In the copy, include every entry exactly but none of the pictures.

Records with drawing code:

[START]

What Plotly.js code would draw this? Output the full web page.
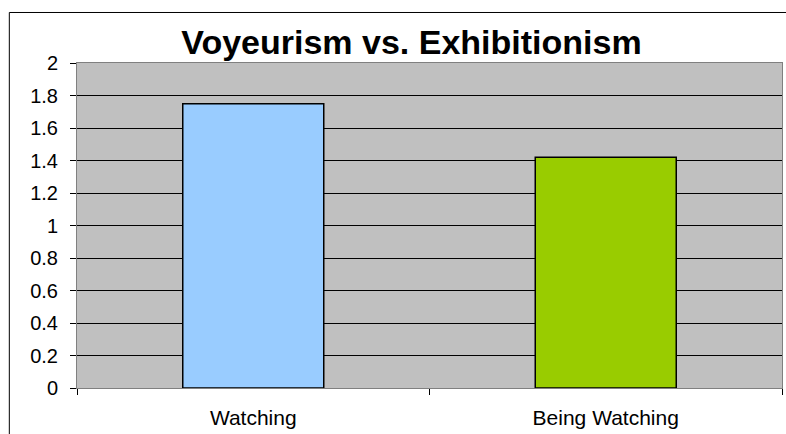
<!DOCTYPE html>
<html>
<head>
<meta charset="utf-8">
<script src="https://cdn.plot.ly/plotly-3.0.1.min.js"></script>
<style>html,body{margin:0;padding:0;background:#fff;}#chart{width:786px;height:434px;}</style>
</head>
<body>
<div id="chart"></div>
<script>
const categories = ['Watching', 'Being Watching'];
const values = [1.75, 1.42];
const barColors = ['#99CCFF', '#99CC00'];
const yTickVals = [0, 0.2, 0.4, 0.6, 0.8, 1, 1.2, 1.4, 1.6, 1.8, 2];
const yTickText = ['0', '0.2', '0.4', '0.6', '0.8', '1', '1.2', '1.4', '1.6', '1.8', '2'];
const chartTitle = 'Voyeurism vs. Exhibitionism';

const trace = {
  type: 'bar',
  x: categories,
  y: values,
  marker: { color: barColors, line: { color: '#000000', width: 1.5 } },
  hoverinfo: 'none'
};

const layout = {
  width: 786,
  height: 434,
  margin: { l: 77, r: 4, t: 63, b: 46 },
  paper_bgcolor: '#ffffff',
  plot_bgcolor: '#C0C0C0',
  font: { family: 'Arial, "Liberation Sans", sans-serif', color: '#000000', size: 20 },
  title: {
    text: '<b>' + chartTitle + '</b>',
    font: { size: 34, color: '#000000', family: 'Arial, "Liberation Sans", sans-serif' },
    xref: 'container', yref: 'container',
    x: 0.5235, xanchor: 'center',
    y: 0.902, yanchor: 'middle'
  },
  bargap: 0.6,
  showlegend: false,
  xaxis: {
    type: 'category',
    showgrid: false,
    showline: true, linecolor: '#808080', linewidth: 1, mirror: true,
    ticks: 'outside', tickson: 'boundaries', ticklen: 6, tickcolor: '#000000',
    ticklabelstandoff: 11,
    tickfont: { size: 21 },
    fixedrange: true
  },
  yaxis: {
    range: [0, 2],
    tickvals: yTickVals,
    ticktext: yTickText,
    showgrid: true, gridcolor: '#000000', gridwidth: 1,
    zeroline: false,
    showline: true, linecolor: '#808080', linewidth: 1, mirror: true,
    ticks: 'outside', ticklen: 6, tickcolor: '#000000',
    ticklabelstandoff: 8,
    tickfont: { size: 20 },
    fixedrange: true
  },
  shapes: [
    {
      type: 'rect', xref: 'paper', yref: 'paper',
      x0: -0.096, x1: 1.3, y0: -0.6, y1: 1.1554,
      line: { color: '#000000', width: 1 }, fillcolor: 'rgba(0,0,0,0)', layer: 'below'
    }
  ]
};

Plotly.newPlot('chart', [trace], layout, { displayModeBar: false, staticPlot: true });
</script>
</body>
</html>
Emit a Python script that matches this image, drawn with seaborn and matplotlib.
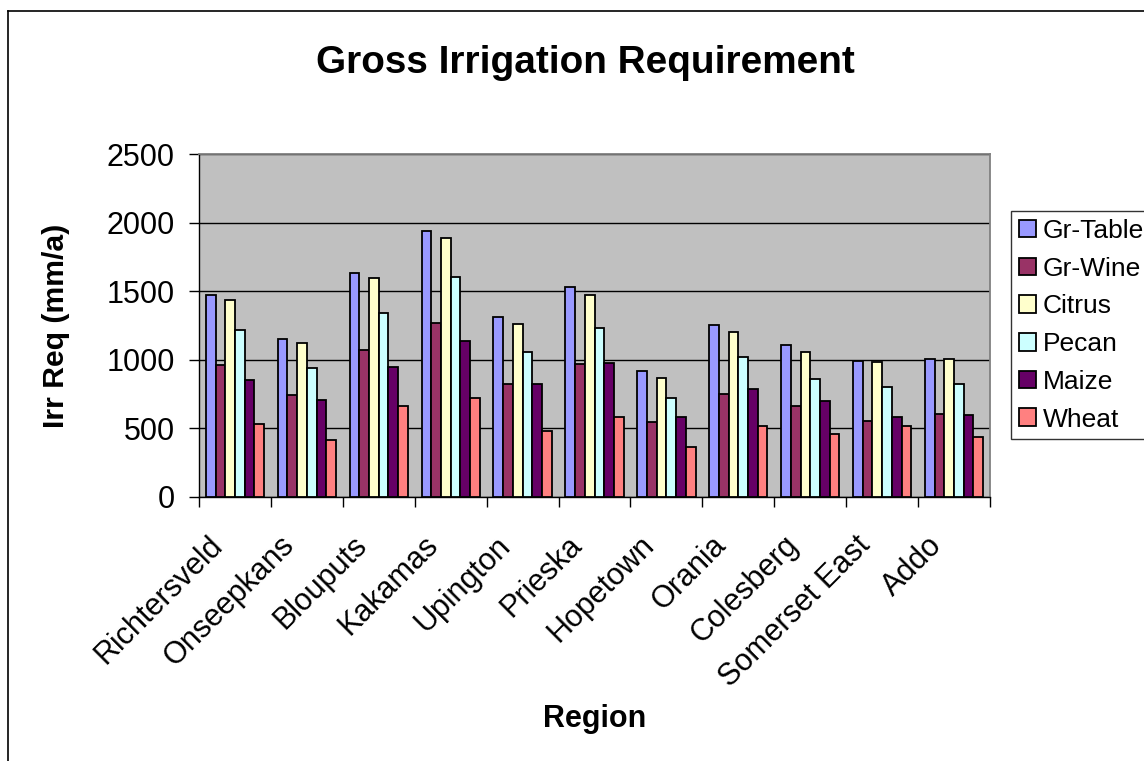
import numpy as np
import pandas as pd
import matplotlib
matplotlib.use("Agg")
import matplotlib.pyplot as plt
from matplotlib.lines import Line2D
from matplotlib.patches import Patch
from matplotlib.transforms import ScaledTranslation
import seaborn as sns

regions = ["Richtersveld", "Onseepkans", "Blouputs", "Kakamas", "Upington",
           "Prieska", "Hopetown", "Orania", "Colesberg", "Somerset East", "Addo"]
crops = ["Gr-Table", "Gr-Wine", "Citrus", "Pecan", "Maize", "Wheat"]

gr_table = [1470, 1155, 1630, 1940, 1315, 1530, 920, 1255, 1110, 990, 1005]
gr_wine = [965, 745, 1070, 1265, 825, 970, 550, 750, 660, 555, 605]
citrus = [1435, 1120, 1595, 1890, 1260, 1475, 865, 1200, 1055, 985, 1005]
pecan = [1215, 940, 1340, 1600, 1060, 1235, 720, 1020, 860, 800, 820]
maize = [850, 705, 945, 1135, 820, 980, 580, 790, 700, 580, 600]
wheat = [535, 415, 665, 720, 480, 585, 365, 515, 460, 515, 435]

colors = ["#9999FF", "#993366", "#FFFFCC", "#CCFFFF", "#660066", "#FF8080"]

series = [gr_table, gr_wine, citrus, pecan, maize, wheat]
df = pd.DataFrame({
    "Region": np.repeat(regions, len(crops)),
    "Crop": crops * len(regions),
    "Irr": [series[j][i] for i in range(len(regions)) for j in range(len(crops))],
})

plt.rcParams["font.family"] = ["Liberation Sans", "DejaVu Sans"]

W, H = 1144, 761
fig = plt.figure(figsize=(W / 100, H / 100), dpi=100)
ax = fig.add_axes([199 / W, 1 - 497 / H, (990 - 199) / W, (497 - 154) / H])
ax.set_facecolor("#C0C0C0")

sns.barplot(data=df, x="Region", y="Irr", hue="Crop", order=regions,
            hue_order=crops, palette=colors, width=0.81, gap=0,
            edgecolor="black", linewidth=1.3, saturation=1, ax=ax,
            legend=False, zorder=3)

ax.set_xlim(-0.5, len(regions) - 0.5)
ax.set_ylim(0, 2500)
ax.set_yticks(np.arange(0, 2501, 500))
ax.yaxis.grid(True, color="black", linewidth=1.0, zorder=1)
ax.set_axisbelow(True)

for s in ["top", "right"]:
    ax.spines[s].set_color("#808080")
    ax.spines[s].set_linewidth(1.3)
for s in ["left", "bottom"]:
    ax.spines[s].set_color("black")
    ax.spines[s].set_linewidth(1.0)

ax.tick_params(axis="y", direction="out", length=7.5, width=1, labelsize=22, pad=10)
ax.set_xticks(range(len(regions)))
ax.set_xticklabels(regions, rotation=45, ha="right", va="top",
                   rotation_mode="default", fontsize=22)
ax.tick_params(axis="x", which="major", length=0, pad=24)
ax.set_xticks(np.arange(-0.5, len(regions)), minor=True)
ax.tick_params(axis="x", which="minor", direction="out", length=7.5, width=1)

shift = ScaledTranslation(-6 / 100, 0, fig.dpi_scale_trans)
for lab in ax.get_xticklabels():
    lab.set_transform(lab.get_transform() + shift)

ax.set_xlabel("Region", fontsize=22, fontweight="bold")
ax.set_ylabel("Irr Req (mm/a)", fontsize=21.7, fontweight="bold")
ax.xaxis.set_label_coords(0.5, (497 - 704) / 343)
ax.yaxis.set_label_coords((70 - 199) / 791, 0.5)

fig.text(585.5 / W, 1 - 63 / H, "Gross Irrigation Requirement", ha="center",
         va="center", fontsize=27.9, fontweight="bold")

handles = [Patch(facecolor=c, edgecolor="black", linewidth=1.3) for c in colors]
leg = fig.legend(handles, crops, loc="upper left",
                 bbox_to_anchor=(1011 / W, 1 - 211 / H), fontsize=19,
                 frameon=True, fancybox=False, edgecolor="black",
                 handlelength=0.65, handleheight=0.65, handletextpad=0.25,
                 labelspacing=0.52, borderpad=0.3, borderaxespad=0)
leg.get_frame().set_linewidth(1.0)

# outer chart frame
fig.add_artist(Line2D([8 / W, 8 / W], [0, 1 - 11 / H], color="black",
                      linewidth=1.2, transform=fig.transFigure))
fig.add_artist(Line2D([8 / W, 1], [1 - 11 / H, 1 - 11 / H], color="black",
                      linewidth=1.2, transform=fig.transFigure))

fig.savefig("out.png", dpi=100)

[END]

§ **Full solution**
What Plotly.js code would draw this? Output the full web page.
<!DOCTYPE html>
<html>
<head>
<meta charset="utf-8">
<script src="https://cdn.plot.ly/plotly-3.0.1.min.js"></script>
<style>html,body{margin:0;padding:0;background:#fff;}#chart{width:786px;height:434px;}</style>
</head>
<body>
<div id="chart"></div>
<script>
const categories = ['Watching', 'Being Watching'];
const values = [1.75, 1.42];
const barColors = ['#99CCFF', '#99CC00'];
const yTickVals = [0, 0.2, 0.4, 0.6, 0.8, 1, 1.2, 1.4, 1.6, 1.8, 2];
const yTickText = ['0', '0.2', '0.4', '0.6', '0.8', '1', '1.2', '1.4', '1.6', '1.8', '2'];
const chartTitle = 'Voyeurism vs. Exhibitionism';

const trace = {
  type: 'bar',
  x: categories,
  y: values,
  marker: { color: barColors, line: { color: '#000000', width: 1.5 } },
  hoverinfo: 'none'
};

const layout = {
  width: 786,
  height: 434,
  margin: { l: 77, r: 4, t: 63, b: 46 },
  paper_bgcolor: '#ffffff',
  plot_bgcolor: '#C0C0C0',
  font: { family: 'Arial, "Liberation Sans", sans-serif', color: '#000000', size: 20 },
  title: {
    text: '<b>' + chartTitle + '</b>',
    font: { size: 34, color: '#000000', family: 'Arial, "Liberation Sans", sans-serif' },
    xref: 'container', yref: 'container',
    x: 0.5235, xanchor: 'center',
    y: 0.902, yanchor: 'middle'
  },
  bargap: 0.6,
  showlegend: false,
  xaxis: {
    type: 'category',
    showgrid: false,
    showline: true, linecolor: '#808080', linewidth: 1, mirror: true,
    ticks: 'outside', tickson: 'boundaries', ticklen: 6, tickcolor: '#000000',
    ticklabelstandoff: 11,
    tickfont: { size: 21 },
    fixedrange: true
  },
  yaxis: {
    range: [0, 2],
    tickvals: yTickVals,
    ticktext: yTickText,
    showgrid: true, gridcolor: '#000000', gridwidth: 1,
    zeroline: false,
    showline: true, linecolor: '#808080', linewidth: 1, mirror: true,
    ticks: 'outside', ticklen: 6, tickcolor: '#000000',
    ticklabelstandoff: 8,
    tickfont: { size: 20 },
    fixedrange: true
  },
  shapes: [
    {
      type: 'rect', xref: 'paper', yref: 'paper',
      x0: -0.096, x1: 1.3, y0: -0.6, y1: 1.1554,
      line: { color: '#000000', width: 1 }, fillcolor: 'rgba(0,0,0,0)', layer: 'below'
    }
  ]
};

Plotly.newPlot('chart', [trace], layout, { displayModeBar: false, staticPlot: true });
</script>
</body>
</html>
Emit a Python script that matches this image, drawn with seaborn and matplotlib.
import numpy as np
import pandas as pd
import matplotlib
matplotlib.use("Agg")
import matplotlib.pyplot as plt
from matplotlib.lines import Line2D
from matplotlib.patches import Patch
from matplotlib.transforms import ScaledTranslation
import seaborn as sns

regions = ["Richtersveld", "Onseepkans", "Blouputs", "Kakamas", "Upington",
           "Prieska", "Hopetown", "Orania", "Colesberg", "Somerset East", "Addo"]
crops = ["Gr-Table", "Gr-Wine", "Citrus", "Pecan", "Maize", "Wheat"]

gr_table = [1470, 1155, 1630, 1940, 1315, 1530, 920, 1255, 1110, 990, 1005]
gr_wine = [965, 745, 1070, 1265, 825, 970, 550, 750, 660, 555, 605]
citrus = [1435, 1120, 1595, 1890, 1260, 1475, 865, 1200, 1055, 985, 1005]
pecan = [1215, 940, 1340, 1600, 1060, 1235, 720, 1020, 860, 800, 820]
maize = [850, 705, 945, 1135, 820, 980, 580, 790, 700, 580, 600]
wheat = [535, 415, 665, 720, 480, 585, 365, 515, 460, 515, 435]

colors = ["#9999FF", "#993366", "#FFFFCC", "#CCFFFF", "#660066", "#FF8080"]

series = [gr_table, gr_wine, citrus, pecan, maize, wheat]
df = pd.DataFrame({
    "Region": np.repeat(regions, len(crops)),
    "Crop": crops * len(regions),
    "Irr": [series[j][i] for i in range(len(regions)) for j in range(len(crops))],
})

plt.rcParams["font.family"] = ["Liberation Sans", "DejaVu Sans"]

W, H = 1144, 761
fig = plt.figure(figsize=(W / 100, H / 100), dpi=100)
ax = fig.add_axes([199 / W, 1 - 497 / H, (990 - 199) / W, (497 - 154) / H])
ax.set_facecolor("#C0C0C0")

sns.barplot(data=df, x="Region", y="Irr", hue="Crop", order=regions,
            hue_order=crops, palette=colors, width=0.81, gap=0,
            edgecolor="black", linewidth=1.3, saturation=1, ax=ax,
            legend=False, zorder=3)

ax.set_xlim(-0.5, len(regions) - 0.5)
ax.set_ylim(0, 2500)
ax.set_yticks(np.arange(0, 2501, 500))
ax.yaxis.grid(True, color="black", linewidth=1.0, zorder=1)
ax.set_axisbelow(True)

for s in ["top", "right"]:
    ax.spines[s].set_color("#808080")
    ax.spines[s].set_linewidth(1.3)
for s in ["left", "bottom"]:
    ax.spines[s].set_color("black")
    ax.spines[s].set_linewidth(1.0)

ax.tick_params(axis="y", direction="out", length=7.5, width=1, labelsize=22, pad=10)
ax.set_xticks(range(len(regions)))
ax.set_xticklabels(regions, rotation=45, ha="right", va="top",
                   rotation_mode="default", fontsize=22)
ax.tick_params(axis="x", which="major", length=0, pad=24)
ax.set_xticks(np.arange(-0.5, len(regions)), minor=True)
ax.tick_params(axis="x", which="minor", direction="out", length=7.5, width=1)

shift = ScaledTranslation(-6 / 100, 0, fig.dpi_scale_trans)
for lab in ax.get_xticklabels():
    lab.set_transform(lab.get_transform() + shift)

ax.set_xlabel("Region", fontsize=22, fontweight="bold")
ax.set_ylabel("Irr Req (mm/a)", fontsize=21.7, fontweight="bold")
ax.xaxis.set_label_coords(0.5, (497 - 704) / 343)
ax.yaxis.set_label_coords((70 - 199) / 791, 0.5)

fig.text(585.5 / W, 1 - 63 / H, "Gross Irrigation Requirement", ha="center",
         va="center", fontsize=27.9, fontweight="bold")

handles = [Patch(facecolor=c, edgecolor="black", linewidth=1.3) for c in colors]
leg = fig.legend(handles, crops, loc="upper left",
                 bbox_to_anchor=(1011 / W, 1 - 211 / H), fontsize=19,
                 frameon=True, fancybox=False, edgecolor="black",
                 handlelength=0.65, handleheight=0.65, handletextpad=0.25,
                 labelspacing=0.52, borderpad=0.3, borderaxespad=0)
leg.get_frame().set_linewidth(1.0)

# outer chart frame
fig.add_artist(Line2D([8 / W, 8 / W], [0, 1 - 11 / H], color="black",
                      linewidth=1.2, transform=fig.transFigure))
fig.add_artist(Line2D([8 / W, 1], [1 - 11 / H, 1 - 11 / H], color="black",
                      linewidth=1.2, transform=fig.transFigure))

fig.savefig("out.png", dpi=100)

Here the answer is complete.